On June 1, 1968, I received the grand privilege of being appointed to serve as a district servant or supervisor. This has brought us many joys and thrills. It is delightful to assemble with Jehovah’s people at a circuit assembly every two weeks. In our present district each circuit is made up of 200 to 500 Witnesses. We are now in the section of the country where the major language is Hiligaynon. Each circuit has its own dialect, but the basic language here is Hiligaynon.
This district is made up of almost 4,000 Witnesses. It includes many beautiful islands and has one volcano. Many of our Christian brothers make their livelihood by raising sugarcane and rice or by engaging in the fishing industry.
At times travel is still very difficult. In some places, only during the mornings can one travel, as there is danger in the evenings or at night. Often we ride one bus to a certain town and then transfer to another to get where we are going. When it is time to transfer, we may find there are no buses at this time of the day.
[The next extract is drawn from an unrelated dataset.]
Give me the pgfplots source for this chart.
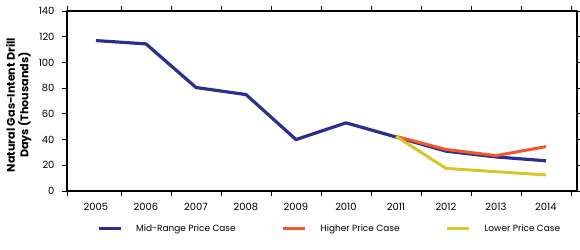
\documentclass[border=0pt]{standalone}
\usepackage{fontspec}
\setmainfont{Poppins}
\usepackage{pgfplots}
\pgfplotsset{compat=1.18}
\definecolor{midblue}{HTML}{2B2D8F}
\definecolor{hiorange}{HTML}{F2572B}
\definecolor{loyellow}{HTML}{D8C52A}
\begin{document}
\begin{tikzpicture}
\begin{axis}[
  scale only axis,width=510bp,height=180bp,
  xmin=2004.42,xmax=2014.62,ymin=0,ymax=140,
  xtick={2005,...,2014},
  minor xtick={2004.42,2005.5,2006.5,...,2014.5},
  ytick={0,20,...,140},
  tick align=outside,major tick length=5bp,minor tick length=5bp,
  major x tick style={draw=none},
  every tick/.style={black,line width=0.9bp},
  axis line style={black,line width=1.3bp},
  /pgf/number format/assume math mode=true,
  x tick label style={/pgf/number format/1000 sep={},font=\fontsize{10}{11}\selectfont,yshift=-4bp},
  y tick label style={font=\fontsize{10}{11}\selectfont,xshift=-4bp},
  ylabel={Natural Gas-Intent Drill\\Days (Thousands)},
  ylabel style={align=center,font=\fontsize{11.2}{13.5}\selectfont\bfseries,
    at={(axis description cs:-0.095,0.478)},anchor=center,rotate=0},
  legend style={draw=none,at={(0.515,-0.211)},anchor=center,legend columns=3,
    font=\fontsize{9}{10}\selectfont,
    /tikz/every even column/.append style={column sep=44bp}},
  legend image code/.code={\draw[#1,line width=3bp] (0bp,0bp) -- (22bp,0bp);\path (34bp,0bp);},
  line join=round,
]
\addplot[midblue,line width=3.2bp] coordinates {
  (2005,117) (2006,114.4) (2007,80.5) (2008,75) (2009,40) (2010,53)
  (2011,42) (2012,31) (2013,26.5) (2014,23.5)};
\addplot[hiorange,line width=3bp] coordinates {
  (2011,42.5) (2012,32.3) (2013,27.5) (2014,34.5)};
\addplot[loyellow,line width=3bp] coordinates {
  (2011,42.5) (2012,17.6) (2013,15) (2014,12.5)};
\legend{Mid-Range Price Case,Higher Price Case\hspace{14bp},Lower Price Case}
\end{axis}
\pgfresetboundingbox
\path ([xshift=-67bp,yshift=-59bp]current axis.south west) rectangle ([xshift=3bp,yshift=11bp]current axis.north east);
\end{tikzpicture}
\end{document}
So we just have to sleep in that town at the home of a Witness and then proceed the next morning. This means, then, that it may take two days to go only a short distance. It is encouraging, though, to experience the warm hospitality of our Christian brothers wherever we are.
I have been in the Philippines now more than twenty years, and there is no place that I would rather be on earth than here, telling others of the kingdom of God. Jehovah has given me everything that I have needed; in fact, more than I ever expected.